Yo era un hombre de diez o doce años. Antonio y Teresa rondarían los 18. Nunca hablé con ellos, pero ya entonces, quizá porque yo era pescador en el Mar de Aragón y había aprendido a estar atento a los pequeños detalles, me gustaba mirar el mundo sin ninguna prisa. No me importaba que Teresa y Villegas no supieran de mi existencia. Conocer sus nombres y saber que se querían, me situaba en una posición privilegiada. Les veía pasear, cogidos de la mano, por las calles de Caspe. Cualquiera de mis amigos me contó una historia que no olvidé nunca. A Villegas le llamó el Real Zaragoza, pero él no quiso marcharse por no estar lejos de Teresa. Entonces yo no sabía que a veces somos capaces de dejarlo todo por amor, aunque lo que haya que dejar sea algo sagrado como el Zaragoza. Cuando vi sonreír por primera vez a Teresa, entendí que Villegas no se fuera a jugar con José Luis Violeta Lajusticia, el León de Torrero, el héroe de mi infancia. Muchos años después, a principios de los noventa, tuve una compañera en el Hermanos Marx de Zaragoza que había venido de Cataluña y me preguntó si conocía a Teresa Fontoba, una maestra de Caspe. Le dije que el apellido era de Caspe, pero que no sabía quién era. Me contó que estaba casada con un chico que era futbolista. ¡Villegas!, le dije. Y sí, eran ellos. Luego me ha hablado varias veces de ella mi amigo Valentín Pinilla.

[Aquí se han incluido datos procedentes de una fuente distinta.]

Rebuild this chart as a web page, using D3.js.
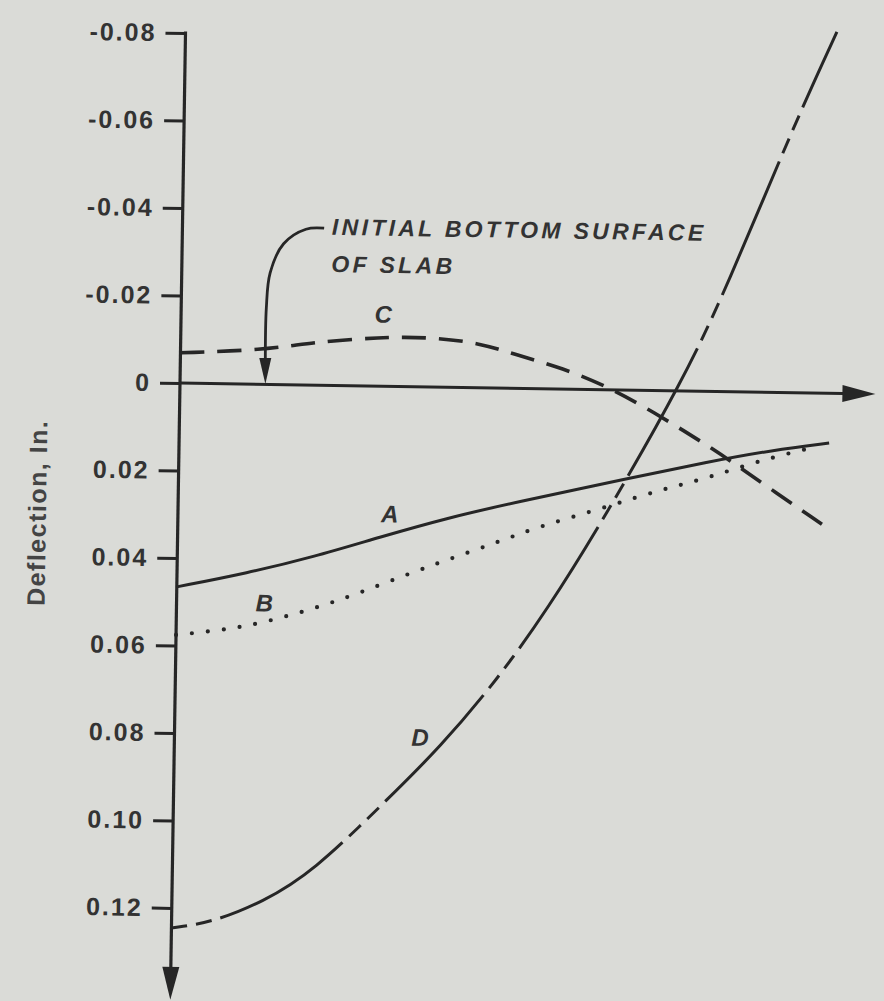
<!DOCTYPE html>
<html><head><meta charset="utf-8">
<script src="https://cdn.jsdelivr.net/npm/d3@7"></script>
<style>
html,body{margin:0;padding:0;background:#dadbd7;}
svg{display:block;}
text{font-family:"Liberation Sans",Arial,Helvetica,sans-serif;}
</style>
</head><body>
<svg id="c" width="884" height="1001"></svg>
<script>
// ---------------- data ----------------
const yTicks = [-0.08, -0.06, -0.04, -0.02, 0, 0.02, 0.04, 0.06, 0.08, 0.10, 0.12];
const yTickLabels = ["-0.08", "-0.06", "-0.04", "-0.02", "0", "0.02", "0.04", "0.06", "0.08", "0.10", "0.12"];
const yAxisTitle = "Deflection, In.";

// relative distance along slab (0..1) and deflection (in.)
const xA = [0, 0.108, 0.209, 0.311, 0.414, 0.515, 0.695, 0.812, 0.914, 1.0];
const yA = [0.0466, 0.0432, 0.0393, 0.0345, 0.0299, 0.0262, 0.0201, 0.0162, 0.0132, 0.0114];

const xB = [0, 0.086, 0.138, 0.216, 0.285, 0.363, 0.427, 0.493, 0.554, 0.634, 0.706, 0.764, 0.818, 0.883, 0.945, 0.985];
const yB = [0.0576, 0.0560, 0.0543, 0.0509, 0.0471, 0.0424, 0.0388, 0.0352, 0.0316, 0.0280, 0.0244, 0.0218, 0.0196, 0.0162, 0.0136, 0.0121];

const xC = [0, 0.127, 0.204, 0.307, 0.384, 0.461, 0.512, 0.589, 0.662, 0.724, 0.825, 0.884, 0.992];
const yC = [-0.0069, -0.0078, -0.0098, -0.0112, -0.0114, -0.0102, -0.0078, -0.0048, -0.0004, 0.0045, 0.0134, 0.0194, 0.0301];

const xD = [0, 0.064, 0.140, 0.216, 0.328, 0.409, 0.495, 0.570, 0.657, 0.774, 0.839, 0.937, 1.002];
const yD = [0.1246, 0.1231, 0.1183, 0.1113, 0.0946, 0.0823, 0.0667, 0.0506, 0.0291, -0.0025, -0.0239, -0.0607, -0.0826];

const curveNames = ["A", "B", "C", "D"];
const curveLabelX = [0.326, 0.135, 0.311, 0.378];
const curveLabelY = [0.0311, 0.0519, -0.0145, 0.0821];

const annotLines = ["INITIAL BOTTOM SURFACE", "OF SLAB"];
const annotTextX = [0.230, 0.230];
const annotTextY = [-0.0344, -0.0259];
const annotArrowX = [0.218, 0.190, 0.156, 0.136, 0.131, 0.131];
const annotArrowY = [-0.0359, -0.0356, -0.0322, -0.0255, -0.0175, -0.0001];

const xAxisEnd = 1.07;   // arrow tip of horizontal axis
const yAxisEnd = 0.141;  // arrow tip of vertical axis

// ---------------- drawing ----------------
const ink = "#262626", txt = "#333";
const svg = d3.select("#c");
const x = d3.scaleLinear().domain([0, 1]).range([180, 830]);
const y = d3.scaleLinear().domain([-0.08, 0.12]).range([33, 908]);

const defs = svg.append("defs");
function marker(id, len, half, back) {
  defs.append("marker").attr("id", id)
    .attr("markerUnits", "userSpaceOnUse").attr("orient", "auto")
    .attr("viewBox", `${-len} ${-half-1} ${len+back+2} ${2*half+2}`)
    .attr("refX", 0).attr("refY", 0)
    .attr("markerWidth", len+back+2).attr("markerHeight", 2*half+2)
    .append("path").attr("d", `M${back},0L${back-len},${-half}L${back-len},${half}Z`).attr("fill", ink);
}
marker("arrBig", 33, 8.5, 16);
marker("arrSmall", 26, 6, 12);

const g = svg.append("g").attr("transform", `rotate(0.9,${x(0)},${y(0)})`);

// Y axis with ticks
const yAxis = d3.axisLeft(y).tickValues(yTicks)
  .tickFormat((d, i) => yTickLabels[i]).tickSize(20).tickPadding(9);
const ya = g.append("g").attr("transform", `translate(${x(0)},0)`).call(yAxis);
ya.select(".domain").remove();
ya.selectAll(".tick line").attr("stroke", ink).attr("stroke-width", 3);
ya.selectAll(".tick text").attr("fill", txt).attr("font-size", 25).attr("font-weight", "bold")
  .attr("letter-spacing", 2).style("font-family", '"Liberation Sans",Arial,sans-serif');

// vertical axis line with arrow (tip at yAxisEnd)
const tipPadY = 16 / (y(1) - y(0));
g.append("line").attr("x1", x(0)).attr("x2", x(0))
  .attr("y1", y(-0.08) - 1.5).attr("y2", y(yAxisEnd - tipPadY))
  .attr("stroke", ink).attr("stroke-width", 3.2).attr("marker-end", "url(#arrBig)");

// horizontal axis / initial bottom surface
const tipPadX = 16 / (x(1) - x(0));
g.append("line").attr("x1", x(0)).attr("x2", x(xAxisEnd - tipPadX))
  .attr("y1", y(0)).attr("y2", y(0))
  .attr("stroke", ink).attr("stroke-width", 3).attr("marker-end", "url(#arrBig)");

// y axis title
g.append("text").attr("transform", `translate(48,515) rotate(-90)`)
  .attr("text-anchor", "middle").attr("fill", "#444").attr("font-size", 25)
  .attr("font-weight", "bold").attr("letter-spacing", 1.5).text(yAxisTitle);

// curves
const line = d3.line().x(d => x(d[0])).y(d => y(d[1])).curve(d3.curveBasis);
const series = [
  {xs: xA, ys: yA, dash: null, w: 3, cap: "butt"},
  {xs: xB, ys: yB, dash: "0,16", w: 4.2, cap: "round"},
  {xs: xC, ys: yC, dash: "24,13", w: 3.6, cap: "butt"},
  {xs: xD, ys: yD, dash: "145,9,16,9,16,9", w: 3, cap: "butt", off: 154}
];
series.forEach(s => {
  const p = g.append("path").datum(s.xs.map((v, i) => [v, s.ys[i]]))
    .attr("d", line).attr("fill", "none").attr("stroke", ink)
    .attr("stroke-width", s.w).attr("stroke-linecap", s.cap);
  if (s.dash) p.attr("stroke-dasharray", s.dash);
  if (s.off) p.attr("stroke-dashoffset", s.off);
});

// curve labels
g.selectAll("text.cl").data(curveNames).enter().append("text")
  .attr("class", "cl").attr("x", (d, i) => x(curveLabelX[i])).attr("y", (d, i) => y(curveLabelY[i]))
  .attr("text-anchor", "middle").attr("font-size", 24).attr("font-style", "italic")
  .attr("font-weight", "bold").attr("fill", txt).text(d => d);

// annotation
g.selectAll("text.an").data(annotLines).enter().append("text")
  .attr("class", "an").attr("x", (d, i) => x(annotTextX[i])).attr("y", (d, i) => y(annotTextY[i]))
  .attr("font-size", 23).attr("font-style", "italic").attr("font-weight", "bold")
  .attr("letter-spacing", 3.3).attr("fill", txt).text(d => d);

const annLine = d3.line().x(d => x(d[0])).y(d => y(d[1])).curve(d3.curveCatmullRom.alpha(0.5));
const aPts = annotArrowX.map((v, i) => [v, annotArrowY[i]]);
// shorten last point so the arrowhead tip lands on the target
const tipPadA = 12 / (y(1) - y(0));
aPts[aPts.length - 1] = [aPts[aPts.length - 1][0], aPts[aPts.length - 1][1] - tipPadA];
g.append("path").datum(aPts).attr("d", annLine).attr("fill", "none")
  .attr("stroke", ink).attr("stroke-width", 2.8).attr("marker-end", "url(#arrSmall)");
</script>
</body></html>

Por fin, en diciembre le escribí un correo a Teresa a la escuela de Maella y aceptó mi propuesta de hacer una entrevista para hablar de escuelas rurales, para que nos contara su visión de la educación y del trabajo de las maestras. Durante este tiempo no me he atrevido a preguntarle por su novio futbolista, pero le escribí a Esther Escorihuela, profesora en el instituto de Caspe, para saber qué había de cierto en aquel cuento de mi infancia y me dijo que la historia de este cuento era, como todas las historias de todos los cuentos, completamente cierta y que Teresa y Antonio son una pareja de novela. Mañana se publica en las centrales de «Heraldo Escolar» la entrevista. Cuando la lean, enseguida descubrirán que he sido muy feliz escribiéndola por muchas razones y una de las más importantes es que he vuelto, por un instante, a aquel Caspe en el que fui niño, a aquel Caspe de luz y palabras.